[YOUR TASK] Set down exactly the lines from the one with "Convert this diagram to TikZ code." to the one with "(feed4) |- (relay.east);", both included, and no line outside that range.

##### DATA LISTING #####

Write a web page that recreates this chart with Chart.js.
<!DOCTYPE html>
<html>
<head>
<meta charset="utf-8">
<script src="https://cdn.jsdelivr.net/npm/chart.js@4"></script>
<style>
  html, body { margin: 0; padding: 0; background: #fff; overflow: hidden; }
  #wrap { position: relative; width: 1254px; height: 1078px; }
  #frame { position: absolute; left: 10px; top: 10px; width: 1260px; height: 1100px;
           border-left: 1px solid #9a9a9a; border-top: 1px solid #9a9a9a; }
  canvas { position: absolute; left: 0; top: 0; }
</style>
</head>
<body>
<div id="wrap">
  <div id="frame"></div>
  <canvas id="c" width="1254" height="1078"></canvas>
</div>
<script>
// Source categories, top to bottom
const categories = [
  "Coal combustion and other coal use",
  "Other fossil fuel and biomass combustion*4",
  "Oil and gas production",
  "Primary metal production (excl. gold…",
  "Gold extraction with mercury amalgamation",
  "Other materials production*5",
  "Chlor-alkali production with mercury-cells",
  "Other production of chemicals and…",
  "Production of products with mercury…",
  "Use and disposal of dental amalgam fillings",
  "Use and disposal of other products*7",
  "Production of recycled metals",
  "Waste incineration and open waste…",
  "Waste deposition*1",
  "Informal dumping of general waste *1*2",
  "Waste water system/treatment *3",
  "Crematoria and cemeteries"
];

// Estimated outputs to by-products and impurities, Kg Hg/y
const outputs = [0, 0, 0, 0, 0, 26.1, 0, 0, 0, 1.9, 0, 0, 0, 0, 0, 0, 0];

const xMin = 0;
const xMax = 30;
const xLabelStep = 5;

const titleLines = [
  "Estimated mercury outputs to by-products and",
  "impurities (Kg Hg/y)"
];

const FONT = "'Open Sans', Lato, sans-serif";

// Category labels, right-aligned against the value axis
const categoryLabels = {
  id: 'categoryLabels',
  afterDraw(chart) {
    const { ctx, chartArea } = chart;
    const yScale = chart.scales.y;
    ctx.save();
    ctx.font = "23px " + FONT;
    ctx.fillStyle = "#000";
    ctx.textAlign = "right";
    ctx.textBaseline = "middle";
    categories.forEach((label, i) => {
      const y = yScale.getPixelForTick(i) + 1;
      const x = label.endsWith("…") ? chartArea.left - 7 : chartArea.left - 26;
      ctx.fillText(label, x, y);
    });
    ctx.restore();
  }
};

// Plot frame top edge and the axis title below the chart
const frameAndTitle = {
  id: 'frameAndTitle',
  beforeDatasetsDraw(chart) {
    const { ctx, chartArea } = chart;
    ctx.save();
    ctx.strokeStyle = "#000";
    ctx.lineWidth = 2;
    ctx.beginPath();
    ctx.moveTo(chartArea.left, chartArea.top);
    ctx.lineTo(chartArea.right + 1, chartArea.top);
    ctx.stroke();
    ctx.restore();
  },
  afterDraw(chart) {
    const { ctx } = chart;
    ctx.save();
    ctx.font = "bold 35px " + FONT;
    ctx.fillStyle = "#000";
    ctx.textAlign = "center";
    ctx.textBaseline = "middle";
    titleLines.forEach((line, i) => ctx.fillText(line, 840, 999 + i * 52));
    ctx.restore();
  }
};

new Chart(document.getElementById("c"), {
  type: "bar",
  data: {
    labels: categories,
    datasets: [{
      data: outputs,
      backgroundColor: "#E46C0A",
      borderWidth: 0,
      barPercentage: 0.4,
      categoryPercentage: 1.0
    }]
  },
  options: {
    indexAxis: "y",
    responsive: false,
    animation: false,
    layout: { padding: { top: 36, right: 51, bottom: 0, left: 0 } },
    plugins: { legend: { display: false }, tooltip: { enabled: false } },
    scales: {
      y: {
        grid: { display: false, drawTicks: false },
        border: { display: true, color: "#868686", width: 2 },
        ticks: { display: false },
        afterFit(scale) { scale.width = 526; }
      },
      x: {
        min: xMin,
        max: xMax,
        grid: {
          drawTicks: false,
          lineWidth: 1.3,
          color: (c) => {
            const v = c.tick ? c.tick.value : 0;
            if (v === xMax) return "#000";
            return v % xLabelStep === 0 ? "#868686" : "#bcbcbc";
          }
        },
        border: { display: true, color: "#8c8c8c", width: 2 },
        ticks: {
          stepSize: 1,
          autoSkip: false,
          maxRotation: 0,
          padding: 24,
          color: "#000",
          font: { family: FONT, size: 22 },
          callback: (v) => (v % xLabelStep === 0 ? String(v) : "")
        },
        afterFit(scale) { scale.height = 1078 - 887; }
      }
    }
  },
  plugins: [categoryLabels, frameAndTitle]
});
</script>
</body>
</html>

#####
##### DATA LISTING #####

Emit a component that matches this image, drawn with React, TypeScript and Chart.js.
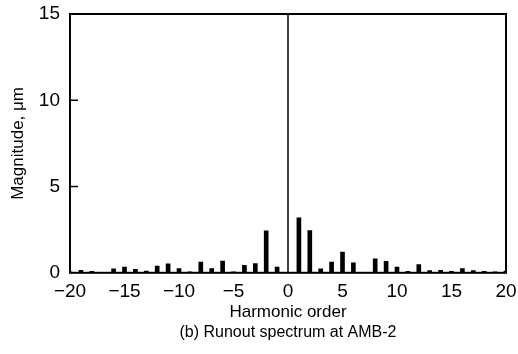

#####
##### DATA LISTING #####

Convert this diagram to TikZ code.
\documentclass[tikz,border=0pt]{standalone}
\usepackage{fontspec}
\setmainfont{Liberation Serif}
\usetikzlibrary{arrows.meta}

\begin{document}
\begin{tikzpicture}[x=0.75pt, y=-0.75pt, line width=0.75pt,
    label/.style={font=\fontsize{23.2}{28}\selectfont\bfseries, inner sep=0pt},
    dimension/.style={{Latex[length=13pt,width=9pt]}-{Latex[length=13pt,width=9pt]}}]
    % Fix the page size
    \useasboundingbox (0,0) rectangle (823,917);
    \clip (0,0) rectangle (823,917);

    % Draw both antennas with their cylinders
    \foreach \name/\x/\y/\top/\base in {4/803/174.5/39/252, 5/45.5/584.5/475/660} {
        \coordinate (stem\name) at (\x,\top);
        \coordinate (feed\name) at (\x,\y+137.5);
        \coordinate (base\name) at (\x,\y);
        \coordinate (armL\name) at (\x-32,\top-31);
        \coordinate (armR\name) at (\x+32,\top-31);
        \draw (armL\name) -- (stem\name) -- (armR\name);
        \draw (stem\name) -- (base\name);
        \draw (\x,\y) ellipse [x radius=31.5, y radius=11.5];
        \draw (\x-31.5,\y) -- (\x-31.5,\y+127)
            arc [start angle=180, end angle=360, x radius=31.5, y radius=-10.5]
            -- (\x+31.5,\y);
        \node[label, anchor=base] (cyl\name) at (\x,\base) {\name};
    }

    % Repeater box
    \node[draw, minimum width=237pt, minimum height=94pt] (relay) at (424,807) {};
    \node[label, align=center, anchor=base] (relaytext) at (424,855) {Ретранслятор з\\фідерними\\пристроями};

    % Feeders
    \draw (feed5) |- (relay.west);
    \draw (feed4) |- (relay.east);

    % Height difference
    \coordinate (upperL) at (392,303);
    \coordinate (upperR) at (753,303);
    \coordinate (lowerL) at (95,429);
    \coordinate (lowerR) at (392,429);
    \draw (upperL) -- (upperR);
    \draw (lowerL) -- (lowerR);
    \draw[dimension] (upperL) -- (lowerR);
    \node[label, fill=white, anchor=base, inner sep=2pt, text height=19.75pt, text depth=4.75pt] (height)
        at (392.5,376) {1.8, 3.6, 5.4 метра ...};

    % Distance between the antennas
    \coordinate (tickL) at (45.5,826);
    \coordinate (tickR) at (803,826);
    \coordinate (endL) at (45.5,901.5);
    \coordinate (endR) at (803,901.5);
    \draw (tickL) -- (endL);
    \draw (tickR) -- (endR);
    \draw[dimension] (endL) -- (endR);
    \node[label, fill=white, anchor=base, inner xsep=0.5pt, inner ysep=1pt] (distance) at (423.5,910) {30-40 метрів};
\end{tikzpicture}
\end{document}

#####

[SOLUTION FOR THIS TASK]
Convert this diagram to TikZ code.
\documentclass[tikz,border=0pt]{standalone}
\usepackage{fontspec}
\setmainfont{Liberation Serif}
\usetikzlibrary{arrows.meta}

\begin{document}
\begin{tikzpicture}[x=0.75pt, y=-0.75pt, line width=0.75pt,
    label/.style={font=\fontsize{23.2}{28}\selectfont\bfseries, inner sep=0pt},
    dimension/.style={{Latex[length=13pt,width=9pt]}-{Latex[length=13pt,width=9pt]}}]
    % Fix the page size
    \useasboundingbox (0,0) rectangle (823,917);
    \clip (0,0) rectangle (823,917);

    % Draw both antennas with their cylinders
    \foreach \name/\x/\y/\top/\base in {4/803/174.5/39/252, 5/45.5/584.5/475/660} {
        \coordinate (stem\name) at (\x,\top);
        \coordinate (feed\name) at (\x,\y+137.5);
        \coordinate (base\name) at (\x,\y);
        \coordinate (armL\name) at (\x-32,\top-31);
        \coordinate (armR\name) at (\x+32,\top-31);
        \draw (armL\name) -- (stem\name) -- (armR\name);
        \draw (stem\name) -- (base\name);
        \draw (\x,\y) ellipse [x radius=31.5, y radius=11.5];
        \draw (\x-31.5,\y) -- (\x-31.5,\y+127)
            arc [start angle=180, end angle=360, x radius=31.5, y radius=-10.5]
            -- (\x+31.5,\y);
        \node[label, anchor=base] (cyl\name) at (\x,\base) {\name};
    }

    % Repeater box
    \node[draw, minimum width=237pt, minimum height=94pt] (relay) at (424,807) {};
    \node[label, align=center, anchor=base] (relaytext) at (424,855) {Ретранслятор з\\фідерними\\пристроями};

    % Feeders
    \draw (feed5) |- (relay.west);
    \draw (feed4) |- (relay.east);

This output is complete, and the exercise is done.